How to Calculate Process Losses? (With Formula, Computation and Accounting Treatment). In most of the industries which employ process costing method, process losses of the nature of wastage, scrap, spoilage, etc., occur at different stages of the manufacturing cycle.

#### (a) Wastage:

According to terminology of cost accounting I.C.M.A., London, “Waste is discarded substance having no value.” Charles T. Horngren says “wastage is material that either is lost, evaporates or shrinks in a manufacturing process or is a residue that has no measurable recovery value.” Thus, wastage has neither recovery value nor has any use.

#### (b) Scrap:

According to I.C.M. A terminology, Scrap is discarded material having some recovery value which is usually disposed of without further treatment.

Wastage and scrap receive similar accounting treatment. The cost of wastage and scrap are merged with the process cost so that the good units produced bear their cost through averaging. Recovery from scrap reduces the cost of the process.

#### (c) Normal Process Loss or Normal Wastage:

It is the process loss which is unavoidable and uncontrollable. It is to be expected in normal conditions of the process. As a part of cost control, management estimates such loss in advance on the basis of past experience. The normal loss should be absorbed by good units produced.

Accounting Treatment:

The quantity of normal loss is computed and credited to the process account in the unit’s column. If the material scrap has some realisable value that is also credited to the process account in the amount column.

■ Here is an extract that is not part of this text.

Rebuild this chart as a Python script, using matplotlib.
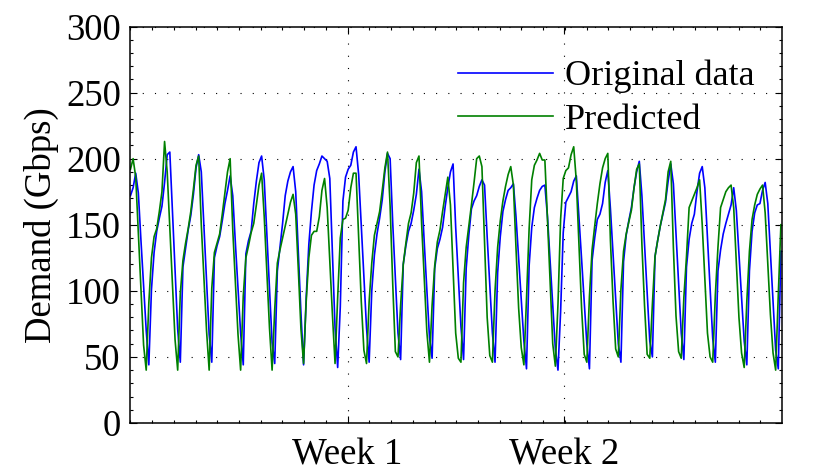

A separate normal loss account is opened in the cost ledger. It is debited with the normal loss of different processes. Cash realised from the normal scrap and the scrap value of abnormal gain units are credited to the account. This is necessary because abnormal gain results in reduction of the normal scrap receipts. The account shows no balance.

#### (d) Abnormal Process Loss or Abnormal Wastage:

When process loss is in excess of predetermined loss, such additional loss is called abnormal loss or abnormal wastage. Such loss may be caused by abnormal reasons such as substandard material, faulty tools and equipment, plant breakdown, etc.

Abnormal loss should not be allowed to affect the normal cost of production. Therefore it is valued just like good units produced. The abnormal loss is controllable and not repetitive in nature. The firm should take all the necessary I steps to avoid the recurrence of abnormal loss.

Computation of Abnormal Loss:

Quantity of abnormal loss – Normal output -Actual output

Normal output = Input – Normal Loss

If actual output is less than normal output the balance is a positive figure, representing abnormal loss in units.

Normal cost of normal output- Expenditure of the process – Scrap value of normal loss

Accounting Treatment of Abnormal Loss:

The units of abnormal loss and their value are both credited to the process account concerned in the respective columns.

A separate account is opened in the cost ledger for abnormal loss. The quantities and values of abnormal loss from different processes are debited to this account. It is credited with the quantity and amount realised from sale of units of abnormal loss as scrap. To this extent, the abnormal loss is reduced. Balance in abnormal loss account represents total irrecoverable loss and is transferred to costing profit & Loss Account.

#### (e) Abnormal Gain or Abnormal Effectives:

When process loss is less than the predetermined normal loss, the additional output resulting therefrom is called abnormal gain or Abnormal Effectives. Abnormal gain can occur because of superior quality material, better workmanship, improved method, tools and equipment, etc. As a part of cost control process, the causes for abnormal effectives should also be investigated. Where it is warranted, the normal loss percentage can be revised for future operations.

Computation of Abnormal Gain:

Quantity of abnormal gain = Normal output – Actual output

Normal output = Input – Normal loss

If actual output is more, the balance is a negative figure, representing abnormal gain in units.

Normal cost of normal output = Expenditure of the process – Scrap value of normal loss

Accounting Treatment of Abnormal Gain:

The units of abnormal gain and their value are-both debited to the process account concerned in the respective columns.

A separate account is opened in the cost ledger for abnormal, gain. The account is credited with units and value of abnormal gains in different processes. It is debited with the loss in scrap value of normal loss which did riot materialise because of the occurrence of abnormal gain. The balance in the account is transferred to costing profit & Loss Account.